# REQUIREMENTS:
Write out all of the entries exactly, please.

# STORED DATA:
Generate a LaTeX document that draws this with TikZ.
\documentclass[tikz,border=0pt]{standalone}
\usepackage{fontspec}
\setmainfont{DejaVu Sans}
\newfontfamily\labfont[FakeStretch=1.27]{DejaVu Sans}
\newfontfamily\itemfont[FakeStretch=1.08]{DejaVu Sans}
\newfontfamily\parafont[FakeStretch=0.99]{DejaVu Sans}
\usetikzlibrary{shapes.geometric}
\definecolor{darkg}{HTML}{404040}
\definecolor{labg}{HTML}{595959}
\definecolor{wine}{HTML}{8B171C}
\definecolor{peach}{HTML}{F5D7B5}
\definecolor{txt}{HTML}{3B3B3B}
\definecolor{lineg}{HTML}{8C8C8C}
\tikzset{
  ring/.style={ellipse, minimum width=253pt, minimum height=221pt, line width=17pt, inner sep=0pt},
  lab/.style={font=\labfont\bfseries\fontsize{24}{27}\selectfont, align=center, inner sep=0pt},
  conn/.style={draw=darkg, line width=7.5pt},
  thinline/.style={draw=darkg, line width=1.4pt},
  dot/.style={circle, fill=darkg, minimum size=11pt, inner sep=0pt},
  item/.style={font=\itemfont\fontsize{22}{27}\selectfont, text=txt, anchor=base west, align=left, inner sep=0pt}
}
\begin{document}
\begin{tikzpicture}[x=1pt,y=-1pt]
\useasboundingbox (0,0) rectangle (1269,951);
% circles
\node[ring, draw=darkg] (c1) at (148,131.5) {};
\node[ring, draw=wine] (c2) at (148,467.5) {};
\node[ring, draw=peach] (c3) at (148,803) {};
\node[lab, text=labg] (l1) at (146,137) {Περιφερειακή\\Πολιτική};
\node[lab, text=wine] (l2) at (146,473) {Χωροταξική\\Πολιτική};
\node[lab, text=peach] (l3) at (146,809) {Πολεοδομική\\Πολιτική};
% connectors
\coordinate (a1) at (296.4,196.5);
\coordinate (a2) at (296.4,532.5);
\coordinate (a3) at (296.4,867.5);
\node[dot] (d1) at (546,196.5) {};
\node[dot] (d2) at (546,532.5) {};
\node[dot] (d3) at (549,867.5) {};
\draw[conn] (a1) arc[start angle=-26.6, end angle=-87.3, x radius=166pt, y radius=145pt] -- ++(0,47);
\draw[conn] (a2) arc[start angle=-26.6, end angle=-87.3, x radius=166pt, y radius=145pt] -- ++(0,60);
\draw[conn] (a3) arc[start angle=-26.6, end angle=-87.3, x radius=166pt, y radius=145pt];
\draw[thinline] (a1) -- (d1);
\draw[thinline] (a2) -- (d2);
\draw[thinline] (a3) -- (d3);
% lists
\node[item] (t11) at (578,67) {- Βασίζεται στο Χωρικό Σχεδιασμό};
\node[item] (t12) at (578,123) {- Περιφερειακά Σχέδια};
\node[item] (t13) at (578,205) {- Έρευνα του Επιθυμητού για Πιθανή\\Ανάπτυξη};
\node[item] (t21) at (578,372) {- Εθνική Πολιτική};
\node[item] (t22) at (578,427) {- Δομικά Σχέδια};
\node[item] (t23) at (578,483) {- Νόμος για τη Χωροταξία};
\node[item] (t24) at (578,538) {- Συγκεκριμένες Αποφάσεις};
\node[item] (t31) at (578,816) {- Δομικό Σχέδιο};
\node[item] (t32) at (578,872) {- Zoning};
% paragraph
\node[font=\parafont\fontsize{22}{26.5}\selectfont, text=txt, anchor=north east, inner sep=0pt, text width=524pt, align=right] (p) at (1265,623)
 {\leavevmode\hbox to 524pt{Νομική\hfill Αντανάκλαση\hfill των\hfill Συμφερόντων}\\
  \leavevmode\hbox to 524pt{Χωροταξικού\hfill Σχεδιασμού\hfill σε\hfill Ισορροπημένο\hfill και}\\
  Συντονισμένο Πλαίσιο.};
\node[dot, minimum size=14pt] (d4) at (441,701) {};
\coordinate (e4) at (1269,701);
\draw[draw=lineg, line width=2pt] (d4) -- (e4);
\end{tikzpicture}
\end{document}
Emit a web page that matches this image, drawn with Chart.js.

# FINAL RESULT:
Generate a LaTeX document that draws this with TikZ.
\documentclass[tikz,border=0pt]{standalone}
\usepackage{fontspec}
\setmainfont{DejaVu Sans}
\newfontfamily\labfont[FakeStretch=1.27]{DejaVu Sans}
\newfontfamily\itemfont[FakeStretch=1.08]{DejaVu Sans}
\newfontfamily\parafont[FakeStretch=0.99]{DejaVu Sans}
\usetikzlibrary{shapes.geometric}
\definecolor{darkg}{HTML}{404040}
\definecolor{labg}{HTML}{595959}
\definecolor{wine}{HTML}{8B171C}
\definecolor{peach}{HTML}{F5D7B5}
\definecolor{txt}{HTML}{3B3B3B}
\definecolor{lineg}{HTML}{8C8C8C}
\tikzset{
  ring/.style={ellipse, minimum width=253pt, minimum height=221pt, line width=17pt, inner sep=0pt},
  lab/.style={font=\labfont\bfseries\fontsize{24}{27}\selectfont, align=center, inner sep=0pt},
  conn/.style={draw=darkg, line width=7.5pt},
  thinline/.style={draw=darkg, line width=1.4pt},
  dot/.style={circle, fill=darkg, minimum size=11pt, inner sep=0pt},
  item/.style={font=\itemfont\fontsize{22}{27}\selectfont, text=txt, anchor=base west, align=left, inner sep=0pt}
}
\begin{document}
\begin{tikzpicture}[x=1pt,y=-1pt]
\useasboundingbox (0,0) rectangle (1269,951);
% circles
\node[ring, draw=darkg] (c1) at (148,131.5) {};
\node[ring, draw=wine] (c2) at (148,467.5) {};
\node[ring, draw=peach] (c3) at (148,803) {};
\node[lab, text=labg] (l1) at (146,137) {Περιφερειακή\\Πολιτική};
\node[lab, text=wine] (l2) at (146,473) {Χωροταξική\\Πολιτική};
\node[lab, text=peach] (l3) at (146,809) {Πολεοδομική\\Πολιτική};
% connectors
\coordinate (a1) at (296.4,196.5);
\coordinate (a2) at (296.4,532.5);
\coordinate (a3) at (296.4,867.5);
\node[dot] (d1) at (546,196.5) {};
\node[dot] (d2) at (546,532.5) {};
\node[dot] (d3) at (549,867.5) {};
\draw[conn] (a1) arc[start angle=-26.6, end angle=-87.3, x radius=166pt, y radius=145pt] -- ++(0,47);
\draw[conn] (a2) arc[start angle=-26.6, end angle=-87.3, x radius=166pt, y radius=145pt] -- ++(0,60);
\draw[conn] (a3) arc[start angle=-26.6, end angle=-87.3, x radius=166pt, y radius=145pt];
\draw[thinline] (a1) -- (d1);
\draw[thinline] (a2) -- (d2);
\draw[thinline] (a3) -- (d3);
% lists
\node[item] (t11) at (578,67) {- Βασίζεται στο Χωρικό Σχεδιασμό};
\node[item] (t12) at (578,123) {- Περιφερειακά Σχέδια};
\node[item] (t13) at (578,205) {- Έρευνα του Επιθυμητού για Πιθανή\\Ανάπτυξη};
\node[item] (t21) at (578,372) {- Εθνική Πολιτική};
\node[item] (t22) at (578,427) {- Δομικά Σχέδια};
\node[item] (t23) at (578,483) {- Νόμος για τη Χωροταξία};
\node[item] (t24) at (578,538) {- Συγκεκριμένες Αποφάσεις};
\node[item] (t31) at (578,816) {- Δομικό Σχέδιο};
\node[item] (t32) at (578,872) {- Zoning};
% paragraph
\node[font=\parafont\fontsize{22}{26.5}\selectfont, text=txt, anchor=north east, inner sep=0pt, text width=524pt, align=right] (p) at (1265,623)
 {\leavevmode\hbox to 524pt{Νομική\hfill Αντανάκλαση\hfill των\hfill Συμφερόντων}\\
  \leavevmode\hbox to 524pt{Χωροταξικού\hfill Σχεδιασμού\hfill σε\hfill Ισορροπημένο\hfill και}\\
  Συντονισμένο Πλαίσιο.};
\node[dot, minimum size=14pt] (d4) at (441,701) {};
\coordinate (e4) at (1269,701);
\draw[draw=lineg, line width=2pt] (d4) -- (e4);
\end{tikzpicture}
\end{document}
Emit a web page that matches this image, drawn with Chart.js.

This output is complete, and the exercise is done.